Not to mention, the amount of money those users are spending is growing by the day.
Top Shot has seen $US204 ($256) million in all-time sales through its peer-to-peer marketplace since launch, the spokesperson said. As of Wednesday afternoon, more than $US146 ($183) million of that occurred in the last seven days, according to Crypto Slam, an NFT marketplace and data tracker. And in one 24 hour period ending on February 22, Top Shot saw a record $US47.5 ($60) million worth of sales on its marketplace, the spokesperson said.
Top Shot has made $US11 ($14) million from pack sales, according to the spokesperson. It pockets a 5% fee from each transaction on the marketplace.
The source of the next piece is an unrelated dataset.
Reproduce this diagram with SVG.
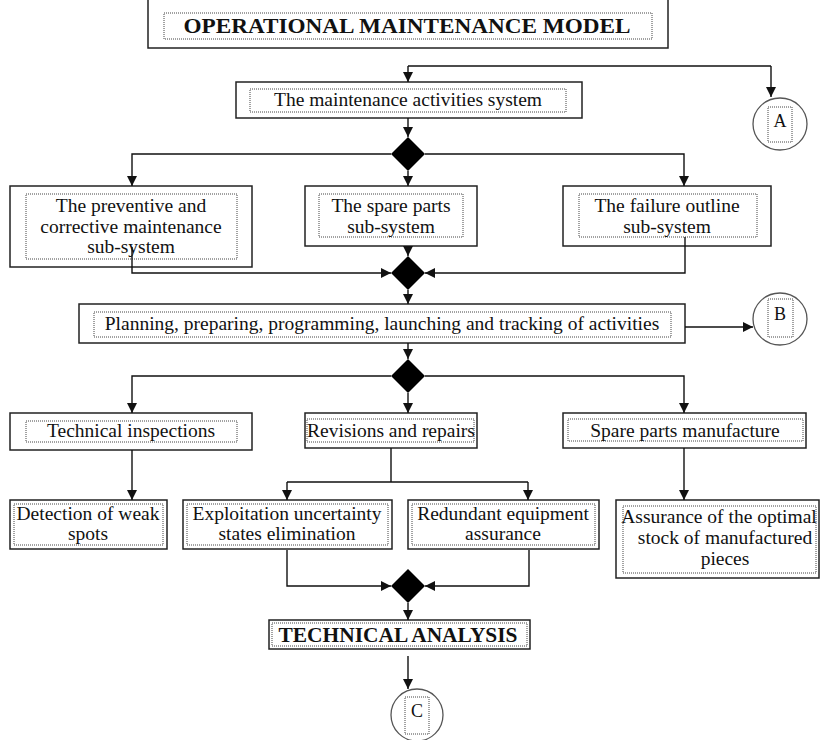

What else can you do on the site?
Aside from buying and selling moments, users can create public “showcases” of 1-10 moments they want to show off to the world. Top Shot also hosts “challenges,” which require users to collect several specific moments within a particular time frame.
Users can also work to boost their “baller status,” a score that reflects their overall accomplishments, including their collection and community participation.
Is NBA Top Shot a bubble?
Top Shot has evidently created something extremely popular by giving sports fans their own cryptocurrency-adjacent phenomenon to speculate on. But it’s difficult to say what the market for moments will look like long term.
Right now, users who can get in on a pack drop can essentially print money, because even the cheapest moments are worth more than the cost of a low-tier pack. It’s hard to imagine that sort of market can continue for too long without a correction.
But for the moment, Top Shot is all the rage, with basketball players themselves even getting in on the action. The bigger question may be whether or not Top Shot can handle all the new attention – in recent days, the platform has halted trading and new sign-ups due to high traffic as it scrambles to keep up with demand.